Well, the closer the cat got to the rabbit, the more it seemed to dawn on her that the rabbit is way bigger than she is. She got to about three feet away from it before she stopped cold and hid behind a lump in the yard. She then sat up on her back paws like the "i baked you a cookie" cat. The cat watched that rabbit for a good five minutes before it finally went back into the woods.
She brought me a live 6" kingsnake one time. I had just woken up, and she was sitting on the rug meowing. I saw a blob of what I thought was puke at first, until it moved and I realized it was a snake. I put a plastic bowl over it, determined it was a kingsnake, and released it under a bush outside. The snake was unharmed.
>> Wharf Rat... Anonymous
I have a 15 year old cat who used to bring us a weekly offering of Wharf Rat. Let me explain why this is such a feat: She is very small, maybe pushing 5 pounds soaking wet, yet she could bag a rat that was bigger than her every week. I only wish she could teach my younger cat (he weighs 35 pounds) to hunt.

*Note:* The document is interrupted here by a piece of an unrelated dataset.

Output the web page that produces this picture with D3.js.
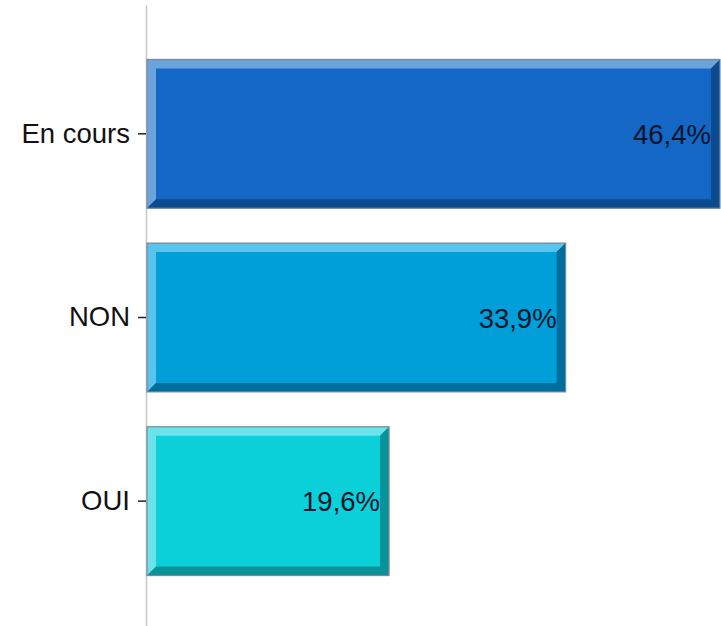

>> Neighbor's cat Anonymous
Im drinking tea on my back porch last summer and see the neighbors cat prowling around for rabbits and stuff near my garden. Im thinking "Thats fine" and then look over the fence (one of those crappy chain-link things) a Red-tailed hawk comes flying out of nowhere, lands on the cat, I head something break from fifty feet away and the hawk flys off with my neighbors dead cat in its talons...it was creepy.
>> Anonymous
I used to have a cat that would bring in a large variety of birds. We have a cat door and he would drag in everything from seagulls to geese (!) into the tv-room in our basement and just tear the bird to shreads. Feathers and bird guts all over the place. The cat wasn't extremely big either, roughly 12 lbs. He'd also bring in a large variety of small mammals. Usually just rodents.
The cat died when he tried to take down a large dobberman half breed. I didn't see the actual fight, but my cat died of the wounds he got. The dog was killed in the fight. Even though the cat was extremely aggressive towards other animals, he loved attention and such as a normal cat.